Como cada sábado, mi despertador sonaba a las 9h., no soporto echar largas jornadas en la cama en fin de semana. Me hace sentir una extraña sensación de pérdida de tiempo. En fin, con olor a café recién hecho y una extraña sensación por mis sueños de la noche anterior, daba comienzo mi día.
Este era uno de esos fines de semana en los que te propones tantas cosas que te sientes orgullosa de ti misma incluso solo por el hecho de apuntarlas, pero… conforme transcurren los días, te das cuenta que a veces hay que plantearse objetivos algo más alcanzables.
En fin, empezaba noviembre con cosas pendientes a parte de con 93302923 mensajes sin leer. No sabéis como echo de menos aquellos viejos móviles en los que solo podías llamar y enviar sms ¡Qué tiempos aquellos!
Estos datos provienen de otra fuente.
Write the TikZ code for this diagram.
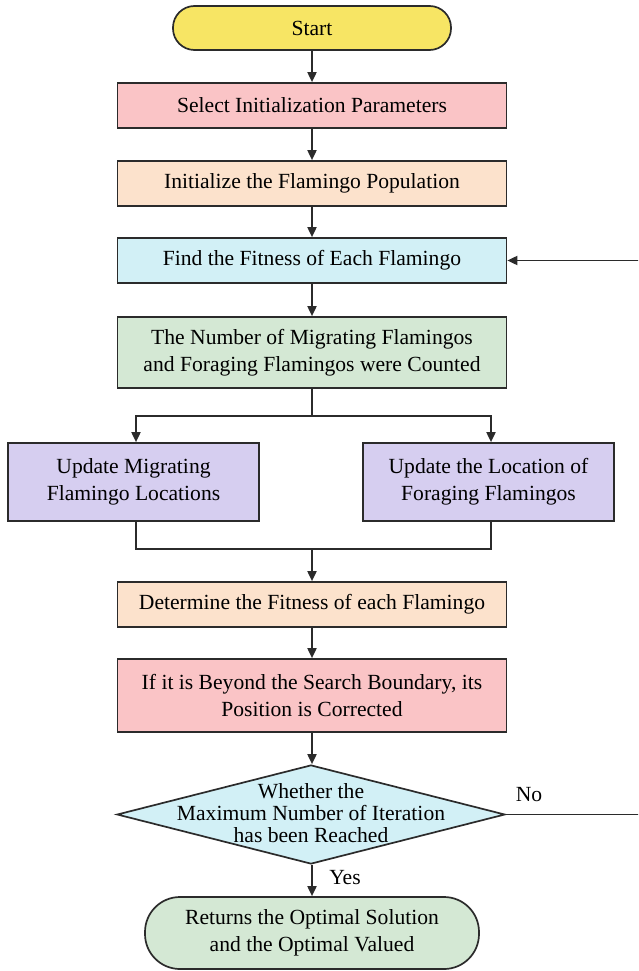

Esos aparatejos versátiles que hacían de herramienta de comunicación y de arma arrojadiza, a la vez.

Lo recuerdo como si fuera ayer, mi primer móvil fue un alcatel verde agua y lo gané en un concurso en el cole. Los que le siguieron fueron algo más pequeños y siempre, los terminaba customizando. Aunque si os confieso algo, lo que más me gustaba era esa continua declaración de intenciones. El filtreo y vínculo que se creaba entre el móvil, tus contactos y tú. Cada sms, era una larga espera que componía una parte de una historia. Cómplices que apuraban el número de letras para no colarte en los sms. Los toques, las perdidas… el storytelling perfecto.
Pero desde aquel entonces, han pasado muchas historias (y muchos whatsapp’s) por mi vida. Antes esto siempre, agitado, no mezclado.